Während sich ein Nachbar aus meiner Wohnsiedlung nach seiner Boosterung mit schweren Autoimmunreaktionen im Krankenhaus befindet und vielleicht nie wieder ganz gesund werden wird, stellt sich für mich als Lehrkraft an einer staatlichen Schule mit der Lehrbefähigung für Ethik ganz unmittelbar und drängend die Frage, was ein Staat von gesunden Bürgern zu recht erwarten und verlangen darf, aber wo die Grenzen der Zumutbarkeit erreicht sind. Mir scheint, die „roten Linien“, die man jetzt regierungsseitig aus allzu durchsichtigen Gründen nicht mehr kennen will, sind genau hier zu verorten.
Schauen wir auf die Fakten: Eine „neuartige“ Viruserkrankung wird seit ca. 12 Monaten mit einem nur 6 Monate zuvor entwickelten Impfstoff mit vollkommen neuartiger Wirkweise „behandelt“, wenn auch mit äußerst bescheidenem Erfolg. Selbst ein Forscherteam in der Antarktis, das unter den Hygienebedingungen von „2G“ forschte und arbeitete, erkrankte jetzt an Corona, wie man den Medien entnehmen konnte. Anders als sämtliche andere Impfstoffe zuvor soll dieses Präparat „für alle“ geeignet und praktisch „nebenwirkungsfrei“ sein und erst recht „keine Spätfolgen“ zeigen. Spätfolgen zeigen sich jedoch ihrer Bezeichnung entsprechend leider immer erst „etwas später“, wie die Menschheit im berüchtigten Contergan-Skandal in den 60er Jahren des vergangenen Jahrhunderts schmerzhaft lernen musste. Es gibt Forscher wie den Erfinder der mRNA-Vakzine, Prof. Malone, die an dieses Szenario jetzt mahnend erinnern. Sie müssen nicht recht haben, aber können wir es uns leisten, ihre Mahnungen zu überhören?
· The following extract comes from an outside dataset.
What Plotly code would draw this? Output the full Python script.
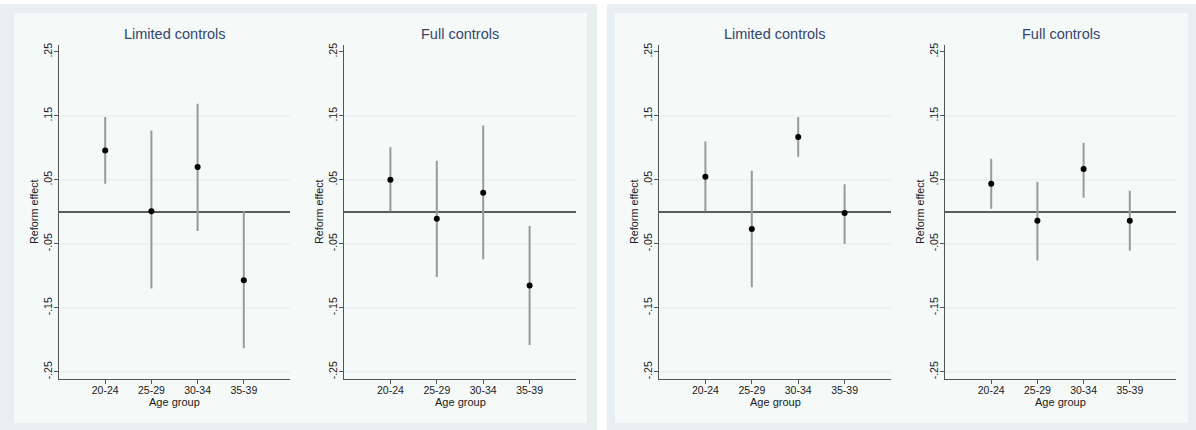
import plotly.graph_objects as go

age_groups = ["20-24", "25-29", "30-34", "35-39"]
panel_titles = ["Limited controls", "Full controls", "Limited controls", "Full controls"]
ytick_vals = [0.25, 0.15, 0.05, -0.05, -0.15, -0.25]
ytick_text = [".25", ".15", ".05", "-.05", "-.15", "-.25"]
grid_vals = [0.15, 0.05, -0.05, -0.15, -0.25]

# Left figure, limited controls
lim1_est = [0.096, 0.001, 0.070, -0.107]
lim1_lo = [0.044, -0.120, -0.030, -0.213]
lim1_hi = [0.148, 0.127, 0.169, 0.001]
# Left figure, full controls
full1_est = [0.050, -0.011, 0.030, -0.115]
full1_lo = [0.001, -0.102, -0.074, -0.208]
full1_hi = [0.101, 0.080, 0.135, -0.022]
# Right figure, limited controls
lim2_est = [0.055, -0.027, 0.117, -0.002]
lim2_lo = [0.001, -0.118, 0.086, -0.050]
lim2_hi = [0.110, 0.064, 0.148, 0.043]
# Right figure, full controls
full2_est = [0.044, -0.014, 0.067, -0.014]
full2_lo = [0.005, -0.076, 0.022, -0.061]
full2_hi = [0.083, 0.047, 0.108, 0.033]

panels = [
    (lim1_est, lim1_lo, lim1_hi),
    (full1_est, full1_lo, full1_hi),
    (lim2_est, lim2_lo, lim2_hi),
    (full2_est, full2_lo, full2_hi),
]

W, H = 1196, 430
x_domains = [(59, 290), (344, 576), (659, 891), (945, 1176)]
y_top, y_bot = 43, 379
y_dom = [(H - y_bot) / H, (H - y_top) / H]

FONT = "Liberation Sans, Arial, Helvetica, sans-serif"
OUTER = "#e8eff0"
INNER = "#f5f9f8"
AX = "#555555"

fig = go.Figure()
shapes = []
annotations = []

# background panels (two combined graphs)
for (ox0, ox1, ix0, ix1) in [(0, 597, 14, 587), (607, 1196, 615, 1188)]:
    shapes.append(dict(type="rect", xref="paper", yref="paper", layer="below",
                       x0=ox0 / W, x1=ox1 / W, y0=0, y1=(H - 2) / H,
                       fillcolor=OUTER, line=dict(width=0)))
    shapes.append(dict(type="rect", xref="paper", yref="paper", layer="below",
                       x0=ix0 / W, x1=ix1 / W, y0=(H - 423) / H, y1=(H - 11) / H,
                       fillcolor=INNER, line=dict(width=0)))

xcat = list(range(1, len(age_groups) + 1))

for i, (est, lo, hi) in enumerate(panels):
    n = "" if i == 0 else str(i + 1)
    xa, ya = "x" + n, "y" + n
    fig.add_trace(go.Scatter(
        x=xcat, y=est, mode="markers",
        marker=dict(color="black", size=6),
        error_y=dict(type="data", symmetric=False,
                     array=[h - e for h, e in zip(hi, est)],
                     arrayminus=[e - l for e, l in zip(est, lo)],
                     width=0, thickness=2, color="#9a9a9a"),
        xaxis=xa, yaxis=ya, showlegend=False, hoverinfo="skip"))
    dx0, dx1 = x_domains[i]
    fig.layout["xaxis" + n] = dict(
        domain=[dx0 / W, dx1 / W], anchor=ya, range=[0, 5],
        tickvals=xcat, ticktext=age_groups, showgrid=False, zeroline=False,
        showline=True, linecolor=AX, linewidth=1.3,
        ticks="outside", ticklen=4, tickcolor=AX, tickwidth=1,
        ticklabelstandoff=-3,
        tickfont=dict(family=FONT, size=10.5, color="#1a1a1a"), fixedrange=True)
    fig.layout["yaxis" + n] = dict(
        domain=y_dom, anchor=xa, range=[-0.2616, 0.261],
        tickvals=ytick_vals, ticktext=ytick_text, tickangle=-90,
        showgrid=False, zeroline=True, zerolinecolor="#5c5c5c", zerolinewidth=1.6,
        showline=True, linecolor=AX, linewidth=1.3,
        ticks="outside", ticklen=4, tickcolor=AX, tickwidth=1,
        ticklabelstandoff=-2,
        tickfont=dict(family=FONT, size=10.5, color="#1a1a1a"), fixedrange=True)
    for g in grid_vals:
        shapes.append(dict(type="line", xref=xa + " domain", yref=ya, layer="below",
                           x0=0, x1=1, y0=g, y1=g,
                           line=dict(color="#e3ecf3", width=1)))
    cx = (dx0 + dx1) / 2 / W
    annotations.append(dict(text=panel_titles[i], xref="paper", yref="paper",
                            x=cx, y=(H - 32) / H, xanchor="center", yanchor="middle",
                            showarrow=False,
                            font=dict(family=FONT, size=14.5, color="#34466e")))
    annotations.append(dict(text="Age group", xref="paper", yref="paper",
                            x=cx, y=(H - 402) / H, xanchor="center", yanchor="middle",
                            showarrow=False,
                            font=dict(family=FONT, size=11, color="#1a1a1a")))
    annotations.append(dict(text="Reform effect", xref="paper", yref="paper",
                            x=(dx0 - 25) / W, y=(H - 211) / H, xanchor="center",
                            yanchor="middle", textangle=-90, showarrow=False,
                            font=dict(family=FONT, size=10.8, color="#1a1a1a")))

fig.update_layout(
    width=W, height=H, margin=dict(l=0, r=0, t=0, b=0),
    paper_bgcolor="white", plot_bgcolor="rgba(0,0,0,0)",
    shapes=shapes, annotations=annotations, showlegend=False)

fig.write_html("out.html", config={"displayModeBar": False})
Eine Art „Russisch Roulette“ mit 1.000 Kammern
Das bislang noch stabilste Argument der Impfpflicht-Befürworter ist das der relativen Ungefährlichkeit der Vakzine. Als Nicht-Mediziner vermag ich diese Angaben nicht zu überprüfen, habe aber angesichts aller zuvor gebrochenen Versprechen und Verheißungen meine Zweifel. Ich verfüge inzwischen auch im Bekanntenkreis über „anekdotische Evidenz“ zum Thema Impfschäden.
Nähmen wir aber zugunsten der Impfung an, dass nur ein äußerst geringer Prozentsatz schwerste Schäden oder den Tod davontrüge. Es wäre also eine Art „Russisch Roulette“ mit 1.000 Kammern, wobei aber nur eine Patrone geladen wäre. Das Zahlenverhältnis mag kleiner oder größer sein, aber sicher ist: Diese Pflichtimpfung wird kerngesunde Menschen töten. Manche werden sehr qualvoll sterben und die Gesellschaft verfluchen, die ihnen dieses „Opfer der Nächstenliebe“ gegen ihren Willen aufgebürdet hat.
Wie weit wollen wir gehen, um „Leben zu retten“, was doch einmal der Ausgangspunkt aller Maßnahmen gewesen war? Wirklich nur noch „Rien ne va 2G-plus“? Wirklich alles auf Rot? Ich passe.
Der Autor ist Lehrer an einem niedersächsischen Gymnasium mit den Fächern Fremdsprachen und Ethik.